Description
This model uses a BERT base architecture pretrained from scratch using the Wikipedia, Common Crawl, PMINDIA and Dakshina corpora for the following 17 Indian languages:
Assamese
, Bengali
, English
, Gujarati
, Hindi
, Kannada
, Kashmiri
, Malayalam
, Marathi
, Nepali
, Oriya
, Punjabi
, Sanskrit
, Sindhi
, Tamil
, Telugu
, Urdu
The MuRIL model is pre-trained on monolingual segments as well as parallel segments as detailed below :
- Monolingual Data : Publicly available corpora from Wikipedia and Common Crawl for 17 Indian languages.
- Parallel Data : There are two types of parallel data :
- Translated Data : Translations of the above monolingual corpora obtained using the Google NMT pipeline. Translated segment pairs fed as input. Also, Publicly available PMINDIA corpus was used.

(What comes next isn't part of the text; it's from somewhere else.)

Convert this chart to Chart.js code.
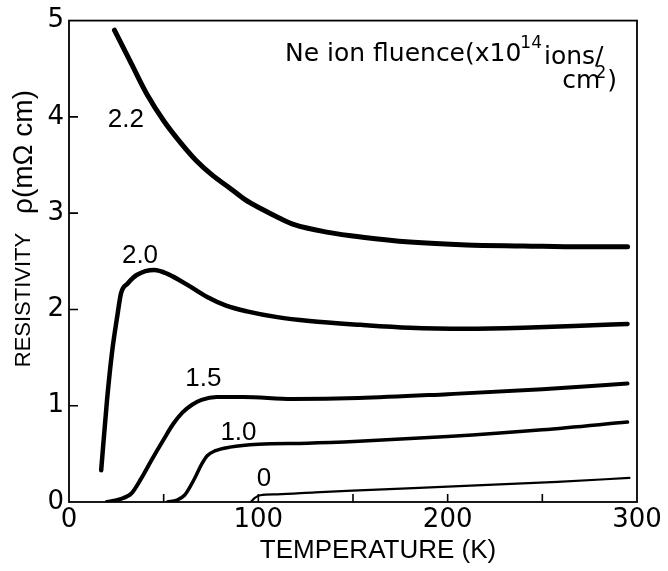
<!DOCTYPE html>
<html>
<head>
<meta charset="utf-8">
<script src="https://cdn.jsdelivr.net/npm/chart.js@4.4.1/dist/chart.umd.min.js"></script>
<style>
  html, body { margin: 0; padding: 0; background: #fff; }
  canvas { display: block; }
</style>
</head>
<body>
<canvas id="chart" width="668" height="571"></canvas>
<script>
// Resistivity vs temperature after Ne ion implantation, one curve per fluence
const fluenceLabels = ['2.2', '2.0', '1.5', '1.0', '0'];

const temp22 = [24, 33, 41, 50, 59, 67, 76, 85, 93, 102, 111, 119, 137, 155, 180, 210, 240, 270, 295];
const rho22  = [4.90, 4.55, 4.24, 3.96, 3.73, 3.55, 3.39, 3.26, 3.14, 3.04, 2.95, 2.88, 2.80, 2.75, 2.70, 2.67, 2.66, 2.65, 2.65];

const temp20 = [17, 20, 22.7, 25.5, 27.5, 31, 36, 45, 52, 63, 73, 83, 94, 110, 127, 154, 180, 210, 240, 270, 295];
const rho20  = [0.33, 1.04, 1.55, 1.93, 2.17, 2.27, 2.36, 2.41, 2.37, 2.25, 2.13, 2.04, 1.98, 1.92, 1.88, 1.84, 1.81, 1.80, 1.81, 1.83, 1.85];

const temp15 = [20, 27, 33, 38, 44, 50, 55, 60, 65, 70, 78, 92, 118, 153, 200, 250, 295];
const rho15  = [0, 0.03, 0.09, 0.24, 0.45, 0.65, 0.81, 0.93, 1.01, 1.06, 1.09, 1.09, 1.07, 1.08, 1.12, 1.17, 1.23];

const temp10 = [52, 57, 61, 64, 67, 70, 73, 77, 85, 100, 126, 153, 200, 250, 295];
const rho10  = [0, 0.02, 0.07, 0.16, 0.27, 0.39, 0.48, 0.53, 0.57, 0.60, 0.61, 0.63, 0.68, 0.75, 0.83];

const temp0 = [96, 98, 101, 110, 130, 153, 200, 258, 296];
const rho0  = [0, 0.04, 0.07, 0.08, 0.10, 0.12, 0.16, 0.21, 0.25];

// where each fluence number sits, in (K, mΩ cm)
const labelTemp = [30, 37.5, 71, 89.5, 103];
const labelRho  = [3.97, 2.56, 1.28, 0.72, 0.245];

const xMinorTicks = [50, 100, 150, 200, 250];
const yInnerTicks = [1, 2, 3, 4];

const FONT = "'Liberation Sans', Arial, sans-serif";
const WIDE = "'DejaVu Sans', sans-serif";

function points(t, r) { return t.map((v, i) => ({ x: v, y: r[i] })); }

const series = [
  { data: points(temp22, rho22), borderWidth: 5 },
  { data: points(temp20, rho20), borderWidth: 4.5 },
  { data: points(temp15, rho15), borderWidth: 4 },
  { data: points(temp10, rho10), borderWidth: 3.5 },
  { data: points(temp0, rho0), borderWidth: 2.2 }
].map((d, i) => Object.assign({
  label: fluenceLabels[i],
  borderColor: '#000',
  backgroundColor: '#000',
  pointRadius: 0,
  fill: false,
  cubicInterpolationMode: 'monotone',
  borderCapStyle: 'round',
  borderJoinStyle: 'round'
}, d));

// frame, inward ticks, titles and annotations
const decorations = {
  id: 'decorations',
  afterDraw(chart) {
    const ctx = chart.ctx;
    const { left, right, top, bottom } = chart.chartArea;
    const xs = chart.scales.x, ys = chart.scales.y;
    ctx.save();
    ctx.strokeStyle = '#000';
    ctx.fillStyle = '#000';
    ctx.lineWidth = 1.8;
    ctx.strokeRect(left, top, right - left, bottom - top);

    ctx.lineWidth = 1.6;
    ctx.beginPath();
    yInnerTicks.forEach(v => {
      const py = ys.getPixelForValue(v);
      ctx.moveTo(left, py); ctx.lineTo(left + 9, py);
    });
    xMinorTicks.forEach(v => {
      const px = xs.getPixelForValue(v);
      ctx.moveTo(px, bottom); ctx.lineTo(px, bottom - 8);
    });
    ctx.stroke();

    // fluence numbers beside the curves
    ctx.font = `26px ${FONT}`;
    ctx.textAlign = 'center';
    ctx.textBaseline = 'middle';
    fluenceLabels.forEach((t, i) => {
      ctx.fillText(t, xs.getPixelForValue(labelTemp[i]), ys.getPixelForValue(labelRho[i]));
    });

    // fluence unit note
    ctx.textAlign = 'left';
    ctx.textBaseline = 'alphabetic';
    ctx.font = `25px ${WIDE}`;
    const line1 = 'Ne ion fluence(x10';
    let x = 285;
    ctx.fillText(line1, x, 61);
    x += ctx.measureText(line1).width;
    ctx.font = `17px ${WIDE}`;
    ctx.fillText('14', x - 1, 48);
    x += ctx.measureText('14').width;
    ctx.font = `25px ${WIDE}`;
    ctx.fillText('ions/', x + 1, 64);
    ctx.textAlign = 'right';
    ctx.fillText(')', 617, 88);
    const wParen = ctx.measureText(')').width;
    ctx.font = `17px ${WIDE}`;
    ctx.fillText('2', 617 - wParen - 1, 78);
    const w2 = ctx.measureText('2').width;
    ctx.font = `25px ${WIDE}`;
    ctx.fillText('cm', 617 - wParen - w2 + 4, 88);

    // axis titles
    ctx.textAlign = 'center';
    ctx.textBaseline = 'middle';
    ctx.font = `26px ${FONT}`;
    ctx.fillText('TEMPERATURE (K)', 378, 551);

    ctx.translate(24, 0);
    ctx.rotate(-Math.PI / 2);
    ctx.font = `22px ${FONT}`;
    ctx.fillText('RESISTIVITY', -300, 0);
    ctx.font = `28px ${FONT}`;
    ctx.fillText('\u03C1(m\u03A9 cm)', -152, 0);
    ctx.restore();
  }
};

new Chart(document.getElementById('chart'), {
  type: 'line',
  data: { datasets: series },
  options: {
    responsive: false,
    animation: false,
    devicePixelRatio: 1,
    layout: { padding: { top: 13, right: 31, left: 0, bottom: 0 } },
    plugins: { legend: { display: false }, tooltip: { enabled: false } },
    scales: {
      x: {
        type: 'linear', min: 0, max: 300,
        grid: { display: false, drawTicks: false },
        border: { display: false },
        ticks: { stepSize: 100, padding: 3, color: '#000', maxRotation: 0, autoSkip: false,
                 font: { family: WIDE, size: 26 } },
        afterFit(s) { s.height = 69; }
      },
      y: {
        type: 'linear', min: 0, max: 5,
        grid: { display: false, drawTicks: false },
        border: { display: false },
        ticks: { stepSize: 1, padding: 5, color: '#000',
                 font: { family: WIDE, size: 26 } },
        afterFit(s) { s.width = 69; }
      }
    }
  },
  plugins: [decorations]
});
</script>
</body>
</html>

- Transliterated Data : Transliterations of Wikipedia obtained using the IndicTrans library. Transliterated segment pairs fed as input. Also, Publicly available Dakshina dataset was used.
Predicted Entities
How to use
sent_embeddings = BertSentenceEmbeddings.pretrained("sent_bert_muril", "xx") \
.setInputCols("sentence") \
.setOutputCol("bert_sentence")
nlp_pipeline = Pipeline(stages=[document_assembler, sentence_detector, sent_embeddings ])
val sent_embeddings = BertSentenceEmbeddings.pretrained("sent_bert_muril", "xx")
.setInputCols("sentence")
.setOutputCol("bert_sentence")
val pipeline = new Pipeline().setStages(Array(document_assembler, sentence_detector, sent_embeddings ))
import nlu
text = ["I love NLP"]
sent_embeddings_df = nlu.load('en.embed_sentence.bert.muril').predict(text, output_level='sentence')
sent_embeddings_df
Model Information
Model Name: | sent_bert_muril |
Compatibility: | Spark NLP 3.2.0+ |
License: | Open Source |
Edition: | Official |
Input Labels: | [sentence] |
Output Labels: | [bert_sentence] |
Language: | xx |
Case sensitive: | false |
Data Source
The model is imported from: https://tfhub.dev/google/MuRIL/1